15. Korean Beef Bowls
Brown ground beef with garlic, ginger, soy sauce, and a little brown sugar, then spoon it over rice with a fried egg and sliced cucumber. The whole thing takes about fifteen minutes and tastes like it should have cost twice as much.
16. Baked Chicken Tikka Masala
Marinate chicken in yogurt and garam masala, roast it, then simmer it in a tomato-cream sauce built with less butter than most restaurant versions use. It still tastes rich and warming, just without the sauce that sits like a brick afterward.
amirali mirhashemian on Unsplash
17. Vegetable Lo Mein
Toss whole wheat noodles with a quick soy-garlic sauce and whatever vegetables are on hand, stir-frying everything together in one pan until it's glossy. It comes together faster than a delivery order gets marked "on its way."
18. Fish Tacos With Cabbage Slaw
Season white fish with chili powder and lime, sear it hot, and pile it into corn tortillas with a quick cabbage slaw and a drizzle of yogurt-lime sauce.

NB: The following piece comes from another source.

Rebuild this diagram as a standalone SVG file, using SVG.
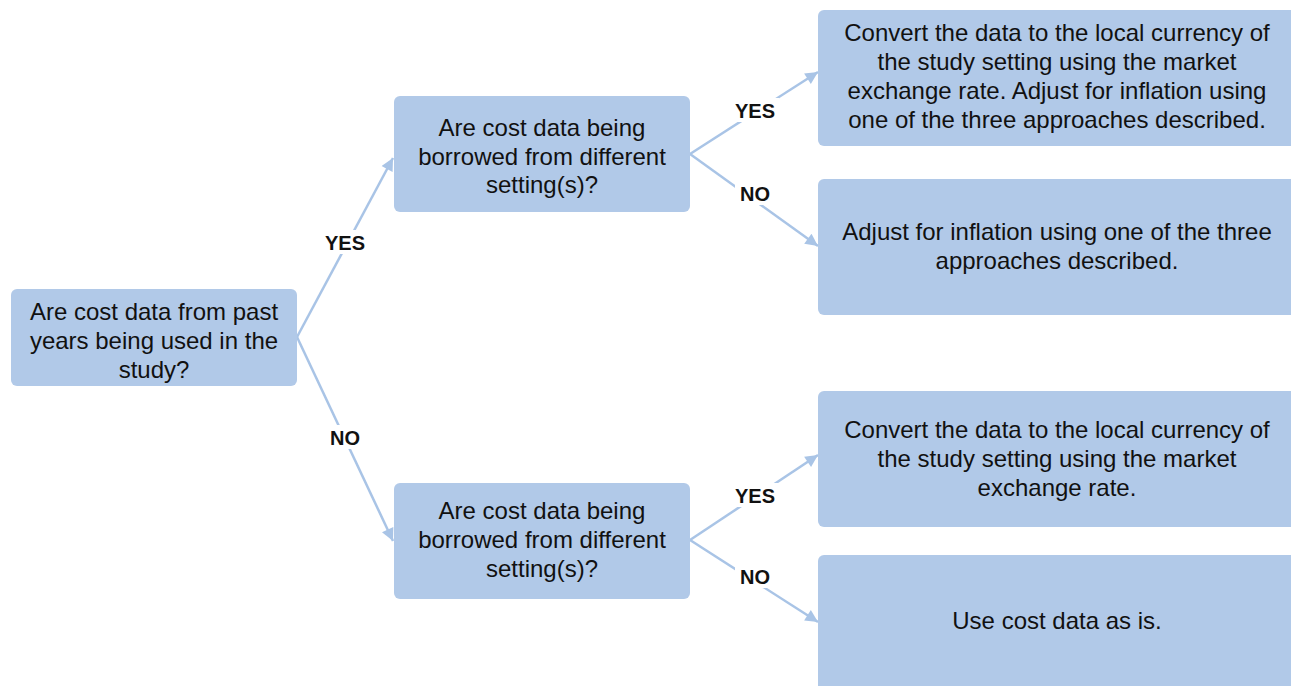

It has the same bright crunch as a taco truck order, without the batter and deep fryer.
19. Buffalo Cauliflower Wraps
Toss roasted cauliflower in buffalo sauce, then wrap it in a tortilla with ranch and shredded lettuce for something that channels wing night without a single wing. The heat and tang land in the same place, just with more fiber along for the ride.
20. Teriyaki Salmon Bowls
Glaze salmon in a homemade teriyaki sauce and broil it until the edges caramelize, then serve it over rice with steamed broccoli. It's rich enough to feel like a treat, but simple enough that cleanup takes less time than scrolling through a delivery app.